Professor Stephen Olbrys Gencarella
Thursday, February 24
Distiguished Alumni Rm., IMU
“Cruelty”" is a concept that often goes unexamined; when it is used, it almost invariably carries a negative valence. This understanding of cruelty demonstrates the influence of both liberalism (for which, as Richard Rorty and others have noted, cruelty is the worst thing humans do to one another) and Kenneth Burke, who promoted an "essentially humane" mode of criticism that encourages people to picture disagreeable others "not as vicious, but mistaken." When critics habitually align cruelty with viciousness and inhumanity, however, they overlook potentially positive dimensions of cruelty that have been more productively explored by theater and performance scholars.
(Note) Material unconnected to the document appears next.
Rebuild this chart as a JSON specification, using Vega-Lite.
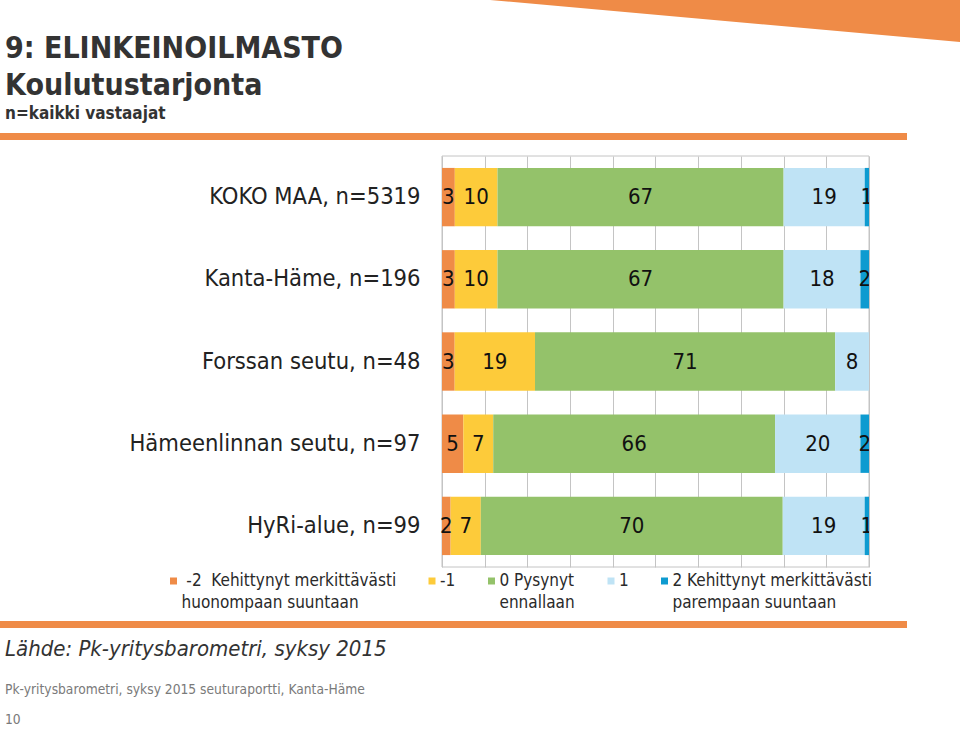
{
  "$schema": "https://vega.github.io/schema/vega-lite/v6.json",
  "padding": 0,
  "background": "white",
  "spacing": 15,
  "config": {"view": {"stroke": null}, "font": "DejaVu Sans Condensed"},
  "vconcat": [
    {
      "width": 907,
      "height": 7,
      "view": {"fill": "#EF8B47", "stroke": null},
      "title": {
        "text": ["9: ELINKEINOILMASTO", "Koulutustarjonta"],
        "subtitle": "n=kaikki vastaajat",
        "anchor": "start",
        "frame": "group",
        "dx": 5,
        "offset": -122,
        "font": "DejaVu Sans Condensed",
        "fontSize": 30,
        "fontWeight": "bold",
        "color": "#333333",
        "lineHeight": 37,
        "subtitleFont": "DejaVu Sans Condensed",
        "subtitleFontSize": 17,
        "subtitleFontWeight": "bold",
        "subtitleColor": "#333333",
        "subtitlePadding": 5
      },
      "data": {"values": [{}]},
      "mark": {"type": "point", "shape": "M-4.17,-1.4L0.53,-1.4L0.53,-0.98Z", "size": 40000, "filled": true, "color": "#EF8B47", "opacity": 1, "strokeWidth": 0},
      "encoding": {
        "x": {"datum": 1, "type": "quantitative", "scale": {"domain": [0, 1]}, "axis": null},
        "y": {"datum": 0, "type": "quantitative", "scale": {"domain": [0, 1]}, "axis": null}
      }
    },
    {
      "spacing": 50,
      "vconcat": [
        {
          "width": 869,
          "height": 411,
          "layer": [
            {
              "data": {"values": [{}]},
              "mark": {"type": "rect", "fill": null, "stroke": "#c4c4c4", "strokeWidth": 1},
              "encoding": {
                "x": {"datum": 0, "type": "quantitative"},
                "x2": {"datum": 1}
              }
            },
            {
              "data": {"name": "bars"},
              "mark": {"type": "bar"},
              "encoding": {
                "x": {
                  "field": "value", "type": "quantitative", "stack": "normalize",
                  "scale": {"domain": [-1.0351, 1], "nice": false, "zero": false},
                  "axis": {"values": [0, 0.1, 0.2, 0.3, 0.4, 0.5, 0.6, 0.7, 0.8, 0.9, 1], "grid": true, "gridColor": "#c4c4c4", "labels": false, "ticks": false, "domain": false, "title": null}
                },
                "y": {
                  "field": "region", "type": "nominal",
                  "sort": ["KOKO MAA, n=5319", "Kanta-Häme, n=196", "Forssan seutu, n=48", "Hämeenlinnan seutu, n=97", "HyRi-alue, n=99"],
                  "scale": {"paddingInner": 0.29, "paddingOuter": 0.145},
                  "axis": {"title": null, "offset": -442, "labelPadding": 22, "ticks": false, "domain": false, "grid": false, "labelFontSize": 23.5, "labelFont": "DejaVu Sans Condensed", "labelColor": "#222222", "labelLimit": 0}
                },
                "color": {
                  "field": "cat", "type": "nominal",
                  "scale": {
                    "domain": ["\u200b\u00a0-2\u00a0 Kehittynyt merkittävästi|huonompaan suuntaan", "-1|", "0 Pysynyt|ennallaan", "1|", "2 Kehittynyt merkittävästi|parempaan suuntaan"],
                    "range": ["#EF8B47", "#FDCB3A", "#94C26A", "#BFE3F5", "#0E9BD0"]
                  },
                  "legend": {
                    "orient": "none", "legendX": 163.5, "legendY": 430, "direction": "horizontal", "columns": 5,
                    "title": null, "symbolType": "M-0.35,0.45L0.35,0.45L0.35,1.15L-0.35,1.15Z", "symbolSize": 400, "symbolStrokeWidth": 0,
                    "labelFont": "DejaVu Sans Condensed", "labelFontSize": 17, "labelColor": "#2a2a2a", "labelLimit": 0,
                    "columnPadding": 25.5, "labelOffset": -2, "labelExpr": "split(datum.label, '|')", "labelBaseline": "top", "padding": 0,
                    "encode": {"labels": {"update": {"lineHeight": {"value": 22}}}}
                  }
                },
                "order": {"field": "k", "type": "quantitative"}
              }
            },
            {
              "data": {"name": "bars"},
              "mark": {"type": "text", "fontSize": 22, "font": "DejaVu Sans Condensed", "color": "#111111", "clip": true},
              "encoding": {
                "x": {"field": "value", "type": "quantitative", "stack": "normalize", "bandPosition": 0.5},
                "y": {"field": "region", "type": "nominal", "sort": ["KOKO MAA, n=5319", "Kanta-Häme, n=196", "Forssan seutu, n=48", "Hämeenlinnan seutu, n=97", "HyRi-alue, n=99"]},
                "detail": {"field": "k"},
                "order": {"field": "k", "type": "quantitative"},
                "text": {"field": "value", "type": "quantitative"}
              }
            }
          ]
        },
        {
          "width": 907,
          "height": 7,
          "view": {"fill": "#EF8B47", "stroke": null},
          "title": {
            "text": "Lähde: Pk-yritysbarometri, syksy 2015",
            "orient": "bottom",
            "anchor": "start",
            "frame": "group",
            "dx": 5,
            "offset": 9,
            "font": "DejaVu Sans Condensed",
            "fontSize": 22,
            "fontStyle": "italic",
            "fontWeight": "normal",
            "color": "#333333",
            "subtitle": ["Pk-yritysbarometri, syksy 2015 seuturaportti, Kanta-Häme", "10"],
            "subtitleFont": "DejaVu Sans Condensed",
            "subtitleFontSize": 13.7,
            "subtitleColor": "#7a7a7a",
            "subtitleLineHeight": 30,
            "subtitlePadding": 22
          },
          "data": {"values": [{}]},
          "mark": {"type": "text"},
          "encoding": {"text": {"value": ""}}
        }
      ]
    }
  ],
  "datasets": {
    "bars": [
      {"region": "KOKO MAA, n=5319", "k": -2, "cat": "\u200b\u00a0-2\u00a0 Kehittynyt merkittävästi|huonompaan suuntaan", "value": 3},
      {"region": "KOKO MAA, n=5319", "k": -1, "cat": "-1|", "value": 10},
      {"region": "KOKO MAA, n=5319", "k": 0, "cat": "0 Pysynyt|ennallaan", "value": 67},
      {"region": "KOKO MAA, n=5319", "k": 1, "cat": "1|", "value": 19},
      {"region": "KOKO MAA, n=5319", "k": 2, "cat": "2 Kehittynyt merkittävästi|parempaan suuntaan", "value": 1},
      {"region": "Kanta-Häme, n=196", "k": -2, "cat": "\u200b\u00a0-2\u00a0 Kehittynyt merkittävästi|huonompaan suuntaan", "value": 3},
      {"region": "Kanta-Häme, n=196", "k": -1, "cat": "-1|", "value": 10},
      {"region": "Kanta-Häme, n=196", "k": 0, "cat": "0 Pysynyt|ennallaan", "value": 67},
      {"region": "Kanta-Häme, n=196", "k": 1, "cat": "1|", "value": 18},
      {"region": "Kanta-Häme, n=196", "k": 2, "cat": "2 Kehittynyt merkittävästi|parempaan suuntaan", "value": 2},
      {"region": "Forssan seutu, n=48", "k": -2, "cat": "\u200b\u00a0-2\u00a0 Kehittynyt merkittävästi|huonompaan suuntaan", "value": 3},
      {"region": "Forssan seutu, n=48", "k": -1, "cat": "-1|", "value": 19},
      {"region": "Forssan seutu, n=48", "k": 0, "cat": "0 Pysynyt|ennallaan", "value": 71},
      {"region": "Forssan seutu, n=48", "k": 1, "cat": "1|", "value": 8},
      {"region": "Hämeenlinnan seutu, n=97", "k": -2, "cat": "\u200b\u00a0-2\u00a0 Kehittynyt merkittävästi|huonompaan suuntaan", "value": 5},
      {"region": "Hämeenlinnan seutu, n=97", "k": -1, "cat": "-1|", "value": 7},
      {"region": "Hämeenlinnan seutu, n=97", "k": 0, "cat": "0 Pysynyt|ennallaan", "value": 66},
      {"region": "Hämeenlinnan seutu, n=97", "k": 1, "cat": "1|", "value": 20},
      {"region": "Hämeenlinnan seutu, n=97", "k": 2, "cat": "2 Kehittynyt merkittävästi|parempaan suuntaan", "value": 2},
      {"region": "HyRi-alue, n=99", "k": -2, "cat": "\u200b\u00a0-2\u00a0 Kehittynyt merkittävästi|huonompaan suuntaan", "value": 2},
      {"region": "HyRi-alue, n=99", "k": -1, "cat": "-1|", "value": 7},
      {"region": "HyRi-alue, n=99", "k": 0, "cat": "0 Pysynyt|ennallaan", "value": 70},
      {"region": "HyRi-alue, n=99", "k": 1, "cat": "1|", "value": 19},
      {"region": "HyRi-alue, n=99", "k": 2, "cat": "2 Kehittynyt merkittävästi|parempaan suuntaan", "value": 1}
    ]
  }
}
This presentation will offer a case for the latter type of cruelty—characterized as aa “cruelty of affirmation,” by treating seriously the role of a critic as a social physician whose rhetorical expression operates as what the ancient Greeks called a pharmakon, a poison-medicine.
Professor Gencarella teaches rhetoric at the University of Massachusetts. He earned his Ph.D. in Folklore and Communication and Culture at Indiana University. His presentation is sponsored by the Department of Communication and Culture and the Robert Gunderson Forum in Rhetoric and Public Culture. The Public is Welcome.